И, не дожидаясь, что скажет на это Люси, Жанна быстро вышла. Она так спешила, что и двадцати минут не прошло, а она была уже возле двери Жоржа.
Открыла ей старая служанка.
— Могу я видеть господина Дарье, адвоката? — спросила Жанна.
— Господина нет, — ответила служанка. — Он уехал в Тур, на процесс. И вернется только на следующей неделе в среду.
— Целую неделю придется ждать! Целую неделю! Но я все равно приду… — в отчаянии прошептала Жанна.
И вернулась на набережную Бурбонов.
У Люси началась лихорадка, и она вынуждена была лечь в постель. Увидев, что девушка больна, разносчица хлеба буквально заледенела от ужаса. Она бросилась за врачом. Врач, осмотрев девушку, покачал головой, поджал губы и нахмурился. В любой момент могло начаться воспаление мозга.
Рауль Дюшмэн, служащий мэрии Жуаньи, оказался в потерпевшем крушение поезде потому, что кредитор, обладавший поддельными векселями, хоть и получил сполна все, тем не менее рассказывал направо и налево историю о том, как самым неожиданным образом некий загадочный покровитель расплатился с долгами несчастного служащего. В Жуаньи быстро распространился слух, будто у Рауля Дюшмэна, влачившего до сих пор весьма жалкое существование, денег теперь куры не клюют, что, естественно, заставило всех призадуматься, каким же образом юноша оказался вдруг в состоянии расплатиться со своими долгами.
Люди видели, как Дюшмэн беседовал с каким-то незнакомцем, обедал и ужинал с ним. И всем это показалось подозрительным. День за днем, час за часом слухи расползались по городу и в конце концов достигли ушей мэра. Тот потребовал объяснений, а юноша не знал, что ему и сказать. Тогда мэр объявил свое решение:
— Ваше дальнейшее пребывание в составе городской администрации абсолютно недопустимо. Подавайте в отставку, иначе я вынужден буду снять вас с занимаемой должности.
Дюшмэн, сраженный столь безапелляционным приговором, подал в отставку и оказался без работы, да еще и у всех на подозрении. Юный любитель удовольствий решил податься в Париж, где он хотя бы затеряется в толпе, а может быть, даже найдет работу. У него оставалось еще несколько золотых, на которые можно было спокойно прожить недели две-три, и он сел в поезд.
Аманда с нетерпением ждала того момента, когда ей можно будет повидаться с раненым. Тому, что лже-барон де Рэйсс так и не вернулся в Буа-ле-Руа, она нисколько не удивлялась.
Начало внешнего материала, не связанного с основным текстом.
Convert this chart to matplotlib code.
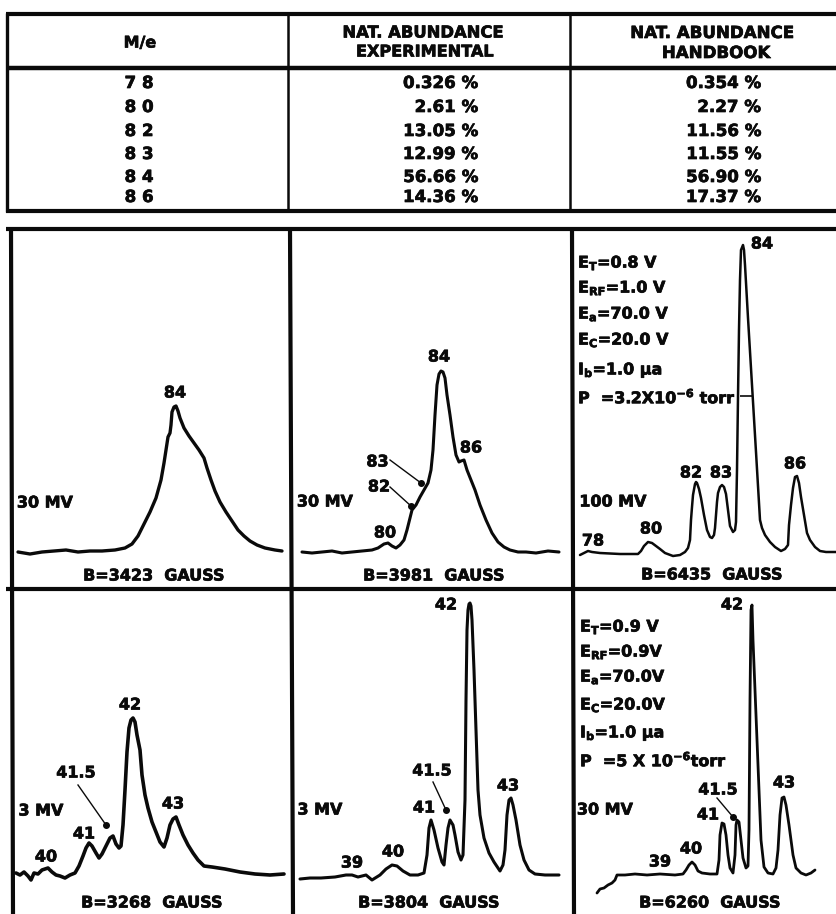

Девушка догадалась, что за его внезапным отъездом кроется разрыв, но навязчивая идея отомстить не оставляла ее, и она решила, что Рауль Дюшмэн сможет стать неоценимым помощником и верным соратником в этом деле.
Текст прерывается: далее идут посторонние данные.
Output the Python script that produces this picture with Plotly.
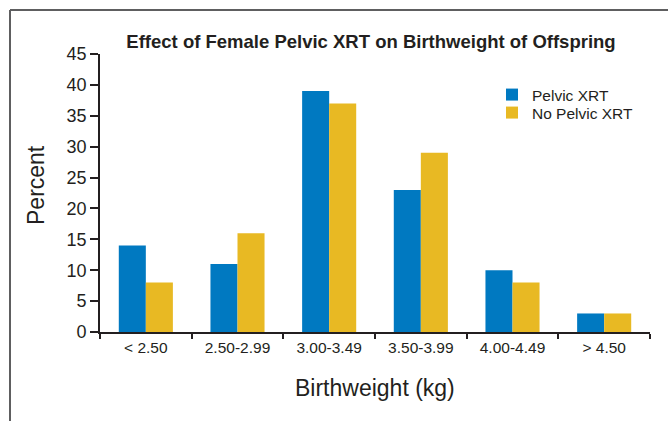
import plotly.graph_objects as go

categories = ["< 2.50", "2.50-2.99", "3.00-3.49", "3.50-3.99", "4.00-4.49", "> 4.50"]
pelvic_xrt = [14, 11, 39, 23, 10, 3]
no_pelvic_xrt = [8, 16, 37, 29, 8, 3]
y_ticks = [0, 5, 10, 15, 20, 25, 30, 35, 40, 45]

BLUE = "#0079C1"
YELLOW = "#E8B923"
TXT = "#231F20"
FONT = "Liberation Sans, Arial, sans-serif"

fig = go.Figure()
fig.add_trace(go.Bar(x=categories, y=pelvic_xrt, name="Pelvic XRT", marker_color=BLUE,
                     marker_line_width=0, legend="legend", showlegend=True))
fig.add_trace(go.Bar(x=categories, y=no_pelvic_xrt, name="No Pelvic XRT", marker_color=YELLOW,
                     marker_line_width=0, legend="legend2", showlegend=True))

L, R, T, B = 100, 18, 54, 89
W, H = 668, 421
pw, ph = W - L - R, H - T - B

def px(x):
    return (x - L) / pw

def py(y):
    return (H - B - y) / ph

leg_common = dict(xanchor="left", yanchor="top", font=dict(size=15.5, color=TXT),
                  bgcolor="rgba(0,0,0,0)", itemwidth=30, visible=True)

fig.update_layout(
    width=W, height=H,
    showlegend=True,
    margin=dict(l=L, r=R, t=T, b=B, pad=0),
    paper_bgcolor="white", plot_bgcolor="white",
    barmode="group", bargap=0.41, bargroupgap=0,
    font=dict(family=FONT, color=TXT),
    title=dict(text="<b>Effect of Female Pelvic XRT on Birthweight of Offspring</b>",
               x=px(371), xanchor="center", xref="paper", y=1 - 42 / H, yanchor="middle",
               font=dict(size=18.5, color=TXT, family=FONT)),
    legend=dict(x=px(492), y=py(78), **leg_common),
    legend2=dict(x=px(492), y=py(96), **leg_common),
    xaxis=dict(showline=True, linecolor=TXT, linewidth=1.8, ticks="outside",
               tickson="boundaries", ticklen=5, tickcolor=TXT, tickwidth=1.8,
               tickfont=dict(size=15.5, color=TXT),
               showgrid=False, zeroline=False),
    yaxis=dict(range=[0, 45], tickvals=y_ticks, showline=True, linecolor=TXT, linewidth=1.8,
               ticks="outside", ticklen=8, tickcolor=TXT, tickwidth=1.5,
               tickfont=dict(size=18, color=TXT),
               showgrid=False, zeroline=False),
    annotations=[
        dict(text="Birthweight (kg)", xref="paper", yref="paper", x=px(375), y=py(388),
             xanchor="center", yanchor="middle", showarrow=False,
             font=dict(size=23, color=TXT, family=FONT)),
        dict(text="Percent", xref="paper", yref="paper", x=px(36), y=py(185),
             xanchor="center", yanchor="middle", showarrow=False, textangle=-90,
             font=dict(size=23, color=TXT, family=FONT)),
    ],
    shapes=[
        dict(type="line", xref="paper", yref="paper", x0=px(10), x1=px(668), y0=py(10), y1=py(10),
             line=dict(color="#5E5E60", width=2)),
        dict(type="line", xref="paper", yref="paper", x0=px(10), x1=px(10), y0=py(10), y1=py(421),
             line=dict(color="#5E5E60", width=2)),
    ],
)

fig.write_html("out.html", config={"displayModeBar": False},
               post_script="document.body.style.margin='0';document.body.style.overflow='hidden';")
Наконец наступил день, когда Мадлен сообщила, что можно втайне от всех навестить выздоравливающего.
Дважды тихонько стукнув, Аманда вошла в комнату раненого и прикрыла за собой дверь. Визит девушки был настолько неожиданным, что молодой человек в первый момент ее даже не узнал. Плавно ступая, Аманда буквально проскользнула к кровати, и Дюшмэн, узнав ее наконец, ахнул от удивления, но, похоже, нисколько не рассердился.
— Аманда! — воскликнул он. — Это ты!…
— Да, мой верный пес, — ответила девушка; она взяла руку раненого и поднесла ее к губам. — Нет ничего удивительного в том, что я здесь. Мне довелось стать свидетелем той катастрофы, в которой ты пострадал. Я узнала тебя. Мне было известно, что тебя отнесли сюда; каждый день я спрашивала о твоем здоровье и с нетерпением ждала, когда мы наконец сможем увидеться…
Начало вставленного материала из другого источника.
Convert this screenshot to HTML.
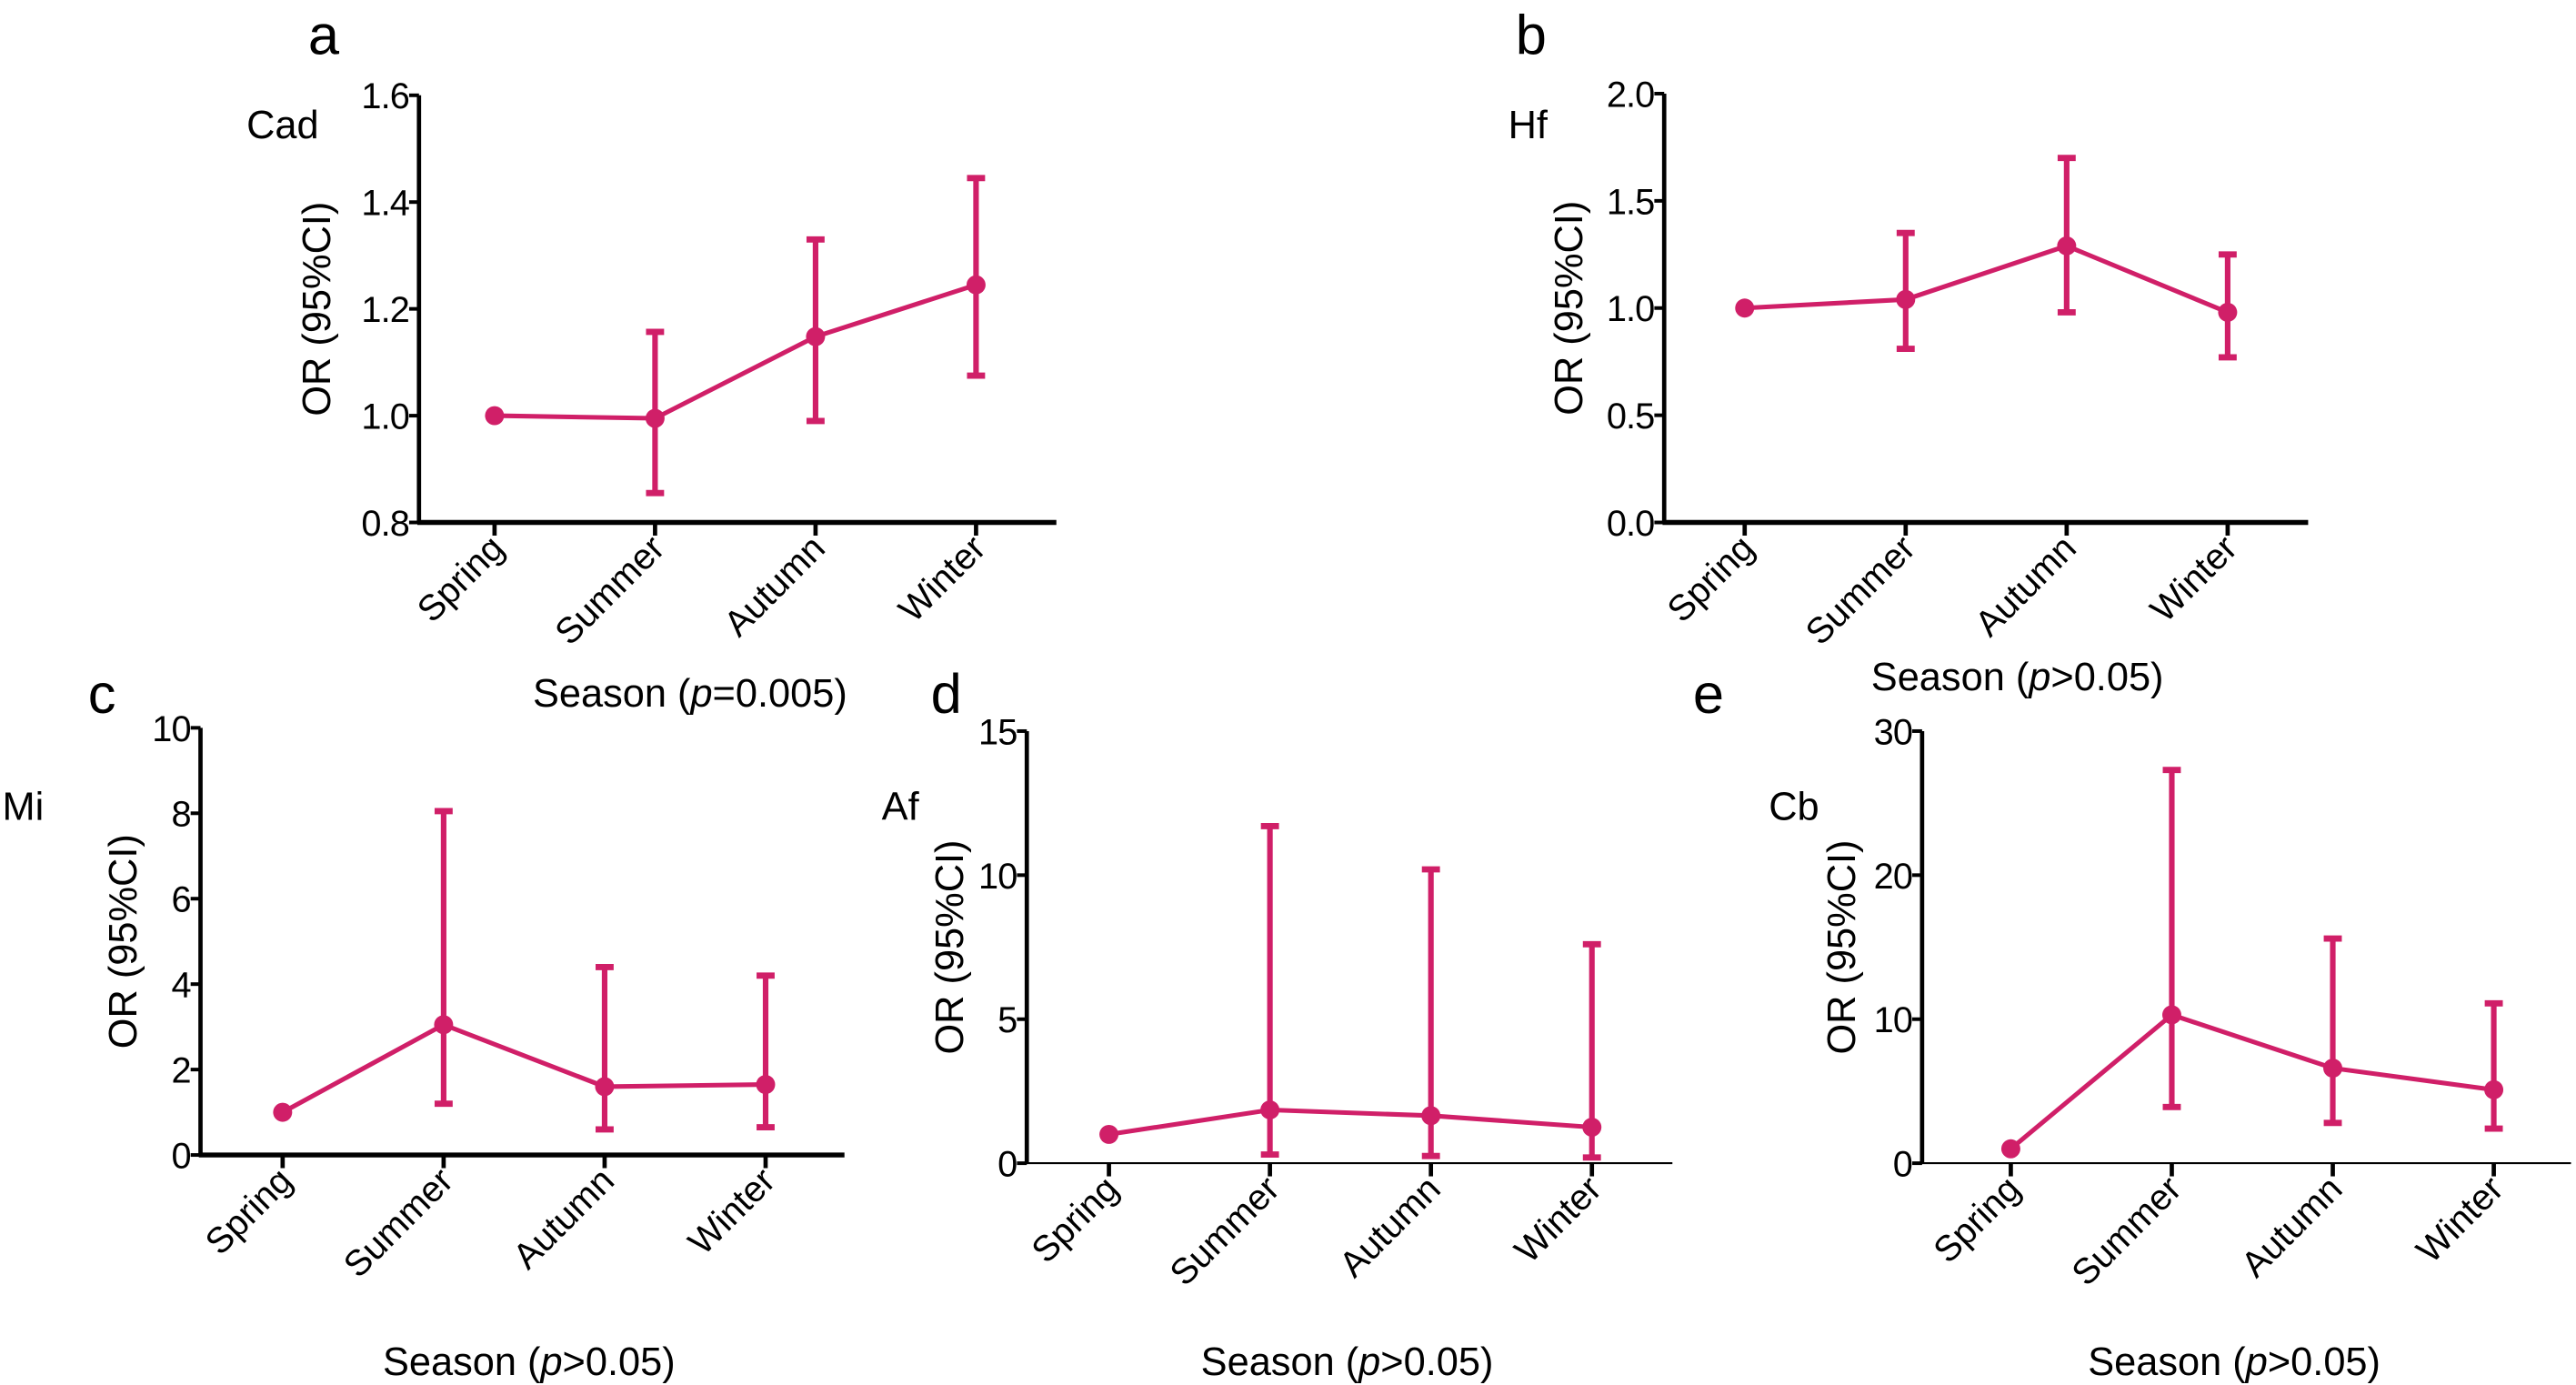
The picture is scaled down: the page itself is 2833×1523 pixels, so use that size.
<!DOCTYPE html>
<html><head><meta charset="utf-8"><style>
html,body{margin:0;padding:0;background:#fff}
svg{display:block}
text{font-family:"Liberation Sans",sans-serif;fill:#000}
</style></head><body>
<svg id="fig" width="2833" height="1523" viewBox="0 0 1568 843" xmlns="http://www.w3.org/2000/svg"></svg>
<script>
const categories = ["Spring","Summer","Autumn","Winter"];
const aVals = [1.0, 0.995, 1.148, 1.245];
const aLo = [1.0, 0.855, 0.99, 1.075];
const aHi = [1.0, 1.157, 1.33, 1.445];
const aTicks = [0.8, 1.0, 1.2, 1.4, 1.6];
const aTickLabels = ["0.8","1.0","1.2","1.4","1.6"];
const bVals = [1.0, 1.04, 1.29, 0.98];
const bLo = [1.0, 0.81, 0.98, 0.77];
const bHi = [1.0, 1.35, 1.70, 1.25];
const bTicks = [0, 0.5, 1.0, 1.5, 2.0];
const bTickLabels = ["0.0","0.5","1.0","1.5","2.0"];
const cVals = [1.0, 3.05, 1.6, 1.65];
const cLo = [1.0, 1.2, 0.6, 0.65];
const cHi = [1.0, 8.05, 4.4, 4.2];
const cTicks = [0, 2, 4, 6, 8, 10];
const cTickLabels = ["0","2","4","6","8","10"];
const dVals = [1.0, 1.85, 1.65, 1.25];
const dLo = [1.0, 0.3, 0.25, 0.2];
const dHi = [1.0, 11.7, 10.2, 7.6];
const dTicks = [0, 5, 10, 15];
const dTickLabels = ["0","5","10","15"];
const eVals = [1.0, 10.3, 6.6, 5.1];
const eLo = [1.0, 3.9, 2.8, 2.4];
const eHi = [1.0, 27.3, 15.6, 11.1];
const eTicks = [0, 10, 20, 30];
const eTickLabels = ["0","10","20","30"];

const NS = "http://www.w3.org/2000/svg";
const svg = document.getElementById("fig");
const COL = "#d01f68";
function mk(tag, attrs, parent, txt){
  const e = document.createElementNS(NS, tag);
  for (const k in attrs) e.setAttribute(k, attrs[k]);
  if (txt !== undefined) e.textContent = txt;
  (parent||svg).appendChild(e);
  return e;
}
function panel(p){
  const g = mk("g", {});
  
  
  const ymin = p.ticks[0], ymax = p.ticks[p.ticks.length-1];
  const yS = v => p.y0 - (v - ymin) / (ymax - ymin) * (p.y0 - p.y1);
  const xS = i => p.cx0 + i * p.dx;
  const ya = mk("line", {x1:p.ax, y1:p.y1, x2:p.ax, y2:p.y0, stroke:"#000", "stroke-width":2.6}, g);
  
  
  const xa = mk("line", {x1:p.ax-1, y1:p.y0, x2:p.xend, y2:p.y0, stroke:"#000", "stroke-width":p.xw||3}, g);
  
  
  p.ticks.forEach((t, i) => {
    const y = yS(t);
    mk("line", {x1:p.ax-6, y1:y, x2:p.ax, y2:y, stroke:"#000", "stroke-width":2.2}, g);
    const tl = mk("text", {x:p.ax-6, y:y+8, "text-anchor":"end", "font-size":22, "letter-spacing":-0.5}, g, p.tickLabels[i]);
    
    
  });
  categories.forEach((c, i) => {
    const x = xS(i);
    mk("line", {x1:x, y1:p.y0, x2:x, y2:p.y0+8, stroke:"#000", "stroke-width":2.6}, g);
    const tl = mk("text", {x:0, y:0, "text-anchor":"end", "font-size":22,
      transform:`translate(${x+7},${p.y0+17}) rotate(-45)`}, g, c);
    
    
  });
  const pts = p.vals.map((v, i) => xS(i) + "," + yS(v)).join(" ");
  const ln = mk("polyline", {points:pts, fill:"none", stroke:COL, "stroke-width":2.8}, g);
  
  
  p.vals.forEach((v, i) => {
    const x = xS(i);
    if (p.hi[i] !== p.lo[i]) {
      const eb = mk("g", {}, g);
      
      
      mk("line", {x1:x, y1:yS(p.lo[i]), x2:x, y2:yS(p.hi[i]), stroke:COL, "stroke-width":3.4}, eb);
      mk("line", {x1:x-5.5, y1:yS(p.lo[i]), x2:x+5.5, y2:yS(p.lo[i]), stroke:COL, "stroke-width":3.8}, eb);
      mk("line", {x1:x-5.5, y1:yS(p.hi[i]), x2:x+5.5, y2:yS(p.hi[i]), stroke:COL, "stroke-width":3.8}, eb);
    }
    const pt = mk("circle", {cx:x, cy:yS(v), r:5.8, fill:COL}, g);
    
    
  });
  const yt = mk("text", {x:0, y:0, "text-anchor":"middle", "font-size":24,
    transform:`translate(${p.ytx},${(p.y0+p.y1)/2}) rotate(-90)`}, g, "OR (95%CI)");
  
  
  const xt = mk("text", {x:p.xtx, y:p.xty, "text-anchor":"middle", "font-size":24}, g);
  
  
  mk("tspan", {}, xt, "Season (");
  mk("tspan", {"font-style":"italic"}, xt, "p");
  mk("tspan", {}, xt, p.pv + ")");
  const lt = mk("text", {x:p.lx, y:p.ly, "text-anchor":"middle", "font-size":34}, g, p.id);
  
  
  const nm = mk("text", {x:p.nx, y:p.ny, "text-anchor":"middle", "font-size":24}, g, p.name);
  
  
}
panel({id:"a", name:"Cad", vals:aVals, lo:aLo, hi:aHi, ticks:aTicks, tickLabels:aTickLabels,
  ax:255, y0:318, y1:58, xend:643, cx0:301, dx:97.7, ytx:201, xtx:420, xty:430, pv:"=0.005",
  lx:197, ly:33, nx:172, ny:84});
panel({id:"b", name:"Hf", vals:bVals, lo:bLo, hi:bHi, ticks:bTicks, tickLabels:bTickLabels,
  ax:1013, y0:318, y1:57, xend:1405, cx0:1062, dx:98, ytx:963, xtx:1228, xty:420, pv:">0.05",
  lx:932, ly:33, nx:930, ny:84});
panel({id:"c", name:"Mi", vals:cVals, lo:cLo, hi:cHi, ticks:cTicks, tickLabels:cTickLabels,
  ax:122, y0:703, y1:443, xend:514, cx0:172, dx:98, ytx:83, xtx:322, xty:837, pv:">0.05",
  lx:62, ly:434, nx:14, ny:499});
panel({id:"d", name:"Af", vals:dVals, lo:dLo, hi:dHi, ticks:dTicks, tickLabels:dTickLabels,
  ax:625, y0:708, y1:445, xend:1018, cx0:675, dx:98, ytx:586, xtx:820, xty:837, pv:">0.05", xw:1.2,
  lx:576, ly:434, nx:548, ny:499});
panel({id:"e", name:"Cb", vals:eVals, lo:eLo, hi:eHi, ticks:eTicks, tickLabels:eTickLabels,
  ax:1170, y0:708, y1:445, xend:1565, cx0:1224, dx:98, ytx:1129, xtx:1360, xty:837, pv:">0.05", xw:1.2,
  lx:1040, ly:434, nx:1092, ny:499});
</script>
</body></html>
Слушая эти речи, молодой человек вдруг вспомнил и о печальной стороне их романа.
— Что тебе от меня нужно? — спросил он, выдернув у нее свою руку. — Ты прекрасно знаешь, что между нами все кончено! Я пострадал в катастрофе, я чуть не умер, и все из-за тебя!
— Из-за меня? — ошеломленно спросила девушка.
— Да, из-за тебя: я потерял работу, а вместе с ней и средства к существованию, мне пришлось сбежать из Жуаньи — и все из-за этих несчастных векселей, которые я подделал, чтобы отдать деньги тебе; я едва на каторгу не угодил! Из-за тебя теперь мое имя запятнанно! Будущее — разбито, и все из-за тебя! Ах! И почему я только не погиб в катастрофе?